[Source code of charts]
** start **

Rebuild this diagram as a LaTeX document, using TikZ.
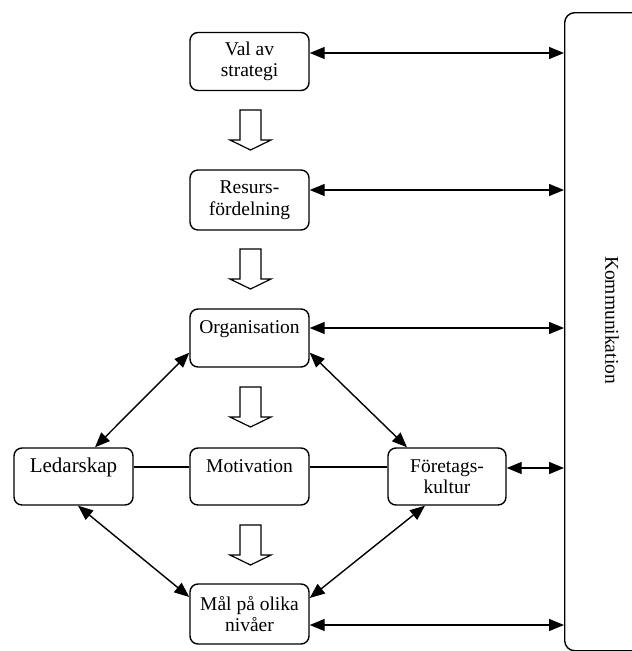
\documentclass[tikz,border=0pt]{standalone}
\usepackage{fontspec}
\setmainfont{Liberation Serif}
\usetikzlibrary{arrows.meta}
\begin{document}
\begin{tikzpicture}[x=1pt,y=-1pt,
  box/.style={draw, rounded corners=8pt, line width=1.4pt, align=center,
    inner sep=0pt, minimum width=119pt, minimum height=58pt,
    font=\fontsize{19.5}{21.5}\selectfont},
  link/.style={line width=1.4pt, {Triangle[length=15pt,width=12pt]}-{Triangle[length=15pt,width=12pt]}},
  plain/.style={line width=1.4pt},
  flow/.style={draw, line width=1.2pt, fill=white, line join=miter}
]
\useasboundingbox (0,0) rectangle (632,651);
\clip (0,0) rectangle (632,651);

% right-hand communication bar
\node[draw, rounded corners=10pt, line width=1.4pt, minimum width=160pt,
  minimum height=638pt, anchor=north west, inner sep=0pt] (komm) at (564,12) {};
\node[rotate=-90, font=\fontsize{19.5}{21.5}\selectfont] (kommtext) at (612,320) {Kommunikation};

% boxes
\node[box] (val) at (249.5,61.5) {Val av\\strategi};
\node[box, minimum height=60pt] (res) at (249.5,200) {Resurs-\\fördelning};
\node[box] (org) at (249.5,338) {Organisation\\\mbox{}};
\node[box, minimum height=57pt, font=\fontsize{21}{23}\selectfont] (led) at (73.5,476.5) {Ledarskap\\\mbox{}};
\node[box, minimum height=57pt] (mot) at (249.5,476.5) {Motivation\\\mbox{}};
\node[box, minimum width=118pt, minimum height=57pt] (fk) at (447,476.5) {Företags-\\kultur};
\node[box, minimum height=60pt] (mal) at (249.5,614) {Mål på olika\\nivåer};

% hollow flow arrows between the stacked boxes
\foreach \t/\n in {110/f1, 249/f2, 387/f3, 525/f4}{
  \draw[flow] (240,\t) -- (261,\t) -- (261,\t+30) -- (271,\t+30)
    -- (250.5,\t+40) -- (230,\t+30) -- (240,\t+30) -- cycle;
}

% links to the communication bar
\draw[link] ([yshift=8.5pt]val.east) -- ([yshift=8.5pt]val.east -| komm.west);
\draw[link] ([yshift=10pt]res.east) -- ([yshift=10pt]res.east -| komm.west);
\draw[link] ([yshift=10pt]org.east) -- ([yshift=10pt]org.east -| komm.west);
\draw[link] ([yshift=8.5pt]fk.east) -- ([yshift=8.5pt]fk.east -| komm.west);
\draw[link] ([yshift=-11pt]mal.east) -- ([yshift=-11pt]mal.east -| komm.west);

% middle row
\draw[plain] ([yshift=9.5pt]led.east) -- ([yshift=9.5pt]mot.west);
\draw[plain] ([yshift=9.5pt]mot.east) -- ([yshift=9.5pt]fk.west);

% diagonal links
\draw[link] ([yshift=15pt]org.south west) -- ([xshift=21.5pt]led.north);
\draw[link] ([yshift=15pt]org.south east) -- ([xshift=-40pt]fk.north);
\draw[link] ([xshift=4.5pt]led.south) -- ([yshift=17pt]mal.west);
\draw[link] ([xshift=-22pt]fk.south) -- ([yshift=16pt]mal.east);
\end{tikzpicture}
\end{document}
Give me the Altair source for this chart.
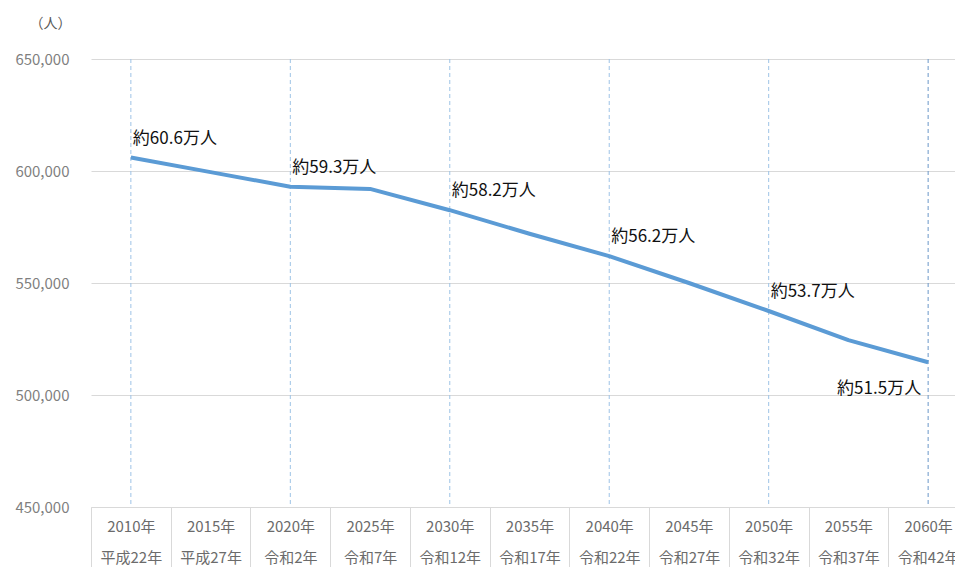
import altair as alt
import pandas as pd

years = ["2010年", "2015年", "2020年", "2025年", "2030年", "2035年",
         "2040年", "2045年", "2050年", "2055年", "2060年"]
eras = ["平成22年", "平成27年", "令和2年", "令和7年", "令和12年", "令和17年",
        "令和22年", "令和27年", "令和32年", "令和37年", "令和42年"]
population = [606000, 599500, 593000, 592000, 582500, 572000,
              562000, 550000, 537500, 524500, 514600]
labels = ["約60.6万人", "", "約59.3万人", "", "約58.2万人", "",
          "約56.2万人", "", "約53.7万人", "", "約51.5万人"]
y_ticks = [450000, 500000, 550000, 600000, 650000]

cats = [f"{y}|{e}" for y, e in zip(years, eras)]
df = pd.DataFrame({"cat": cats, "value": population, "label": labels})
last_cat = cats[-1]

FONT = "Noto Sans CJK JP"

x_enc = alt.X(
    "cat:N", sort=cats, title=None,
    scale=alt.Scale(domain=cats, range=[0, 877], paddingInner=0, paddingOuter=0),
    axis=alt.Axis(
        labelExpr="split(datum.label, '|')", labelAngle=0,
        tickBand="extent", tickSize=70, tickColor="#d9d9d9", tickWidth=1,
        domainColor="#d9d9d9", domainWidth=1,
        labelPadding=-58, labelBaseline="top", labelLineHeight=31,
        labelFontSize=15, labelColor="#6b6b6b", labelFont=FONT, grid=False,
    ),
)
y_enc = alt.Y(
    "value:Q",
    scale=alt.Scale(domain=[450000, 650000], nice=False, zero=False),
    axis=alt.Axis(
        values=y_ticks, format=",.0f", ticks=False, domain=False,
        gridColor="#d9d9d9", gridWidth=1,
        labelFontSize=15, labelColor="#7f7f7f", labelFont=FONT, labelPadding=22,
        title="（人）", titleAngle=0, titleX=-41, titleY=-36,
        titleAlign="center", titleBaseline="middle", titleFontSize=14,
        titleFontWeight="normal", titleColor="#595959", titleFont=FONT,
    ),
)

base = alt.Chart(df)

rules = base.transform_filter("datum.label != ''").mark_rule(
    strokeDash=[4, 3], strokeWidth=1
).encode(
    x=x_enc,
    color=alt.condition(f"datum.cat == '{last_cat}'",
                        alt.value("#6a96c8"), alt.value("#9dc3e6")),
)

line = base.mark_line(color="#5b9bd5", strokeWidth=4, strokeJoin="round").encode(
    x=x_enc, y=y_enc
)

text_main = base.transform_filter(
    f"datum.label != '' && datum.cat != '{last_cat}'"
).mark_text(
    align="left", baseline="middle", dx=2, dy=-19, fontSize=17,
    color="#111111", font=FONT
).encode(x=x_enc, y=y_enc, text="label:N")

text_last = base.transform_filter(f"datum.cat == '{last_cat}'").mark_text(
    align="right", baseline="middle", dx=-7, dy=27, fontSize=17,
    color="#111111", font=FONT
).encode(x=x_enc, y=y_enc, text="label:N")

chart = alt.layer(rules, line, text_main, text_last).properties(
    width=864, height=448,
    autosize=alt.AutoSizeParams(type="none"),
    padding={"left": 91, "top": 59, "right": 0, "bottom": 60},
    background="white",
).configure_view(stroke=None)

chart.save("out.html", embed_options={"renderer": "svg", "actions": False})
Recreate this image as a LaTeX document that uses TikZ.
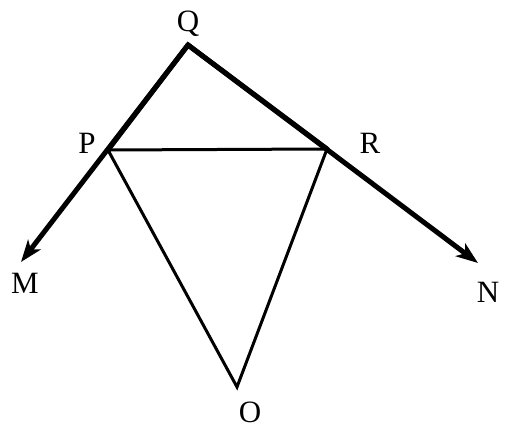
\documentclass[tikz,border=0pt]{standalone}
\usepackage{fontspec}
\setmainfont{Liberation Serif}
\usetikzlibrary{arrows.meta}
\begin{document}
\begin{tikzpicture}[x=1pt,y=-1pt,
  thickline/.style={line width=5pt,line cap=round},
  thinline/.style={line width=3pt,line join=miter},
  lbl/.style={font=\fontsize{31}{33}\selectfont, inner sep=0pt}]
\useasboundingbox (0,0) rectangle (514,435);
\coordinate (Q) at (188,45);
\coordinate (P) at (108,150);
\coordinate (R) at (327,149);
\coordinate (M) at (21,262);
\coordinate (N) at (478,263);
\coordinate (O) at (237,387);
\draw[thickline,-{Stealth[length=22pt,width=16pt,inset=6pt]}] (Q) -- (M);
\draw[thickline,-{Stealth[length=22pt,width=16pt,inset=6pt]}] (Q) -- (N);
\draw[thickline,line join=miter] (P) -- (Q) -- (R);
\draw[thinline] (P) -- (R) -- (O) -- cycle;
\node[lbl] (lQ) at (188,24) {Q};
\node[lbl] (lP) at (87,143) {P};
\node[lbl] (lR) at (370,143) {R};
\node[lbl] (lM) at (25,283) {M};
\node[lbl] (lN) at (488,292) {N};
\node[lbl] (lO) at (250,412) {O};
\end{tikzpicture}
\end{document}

** end **

Of all the lines above, how many contain the word "LaTeX"? Give the number and nothing else.

2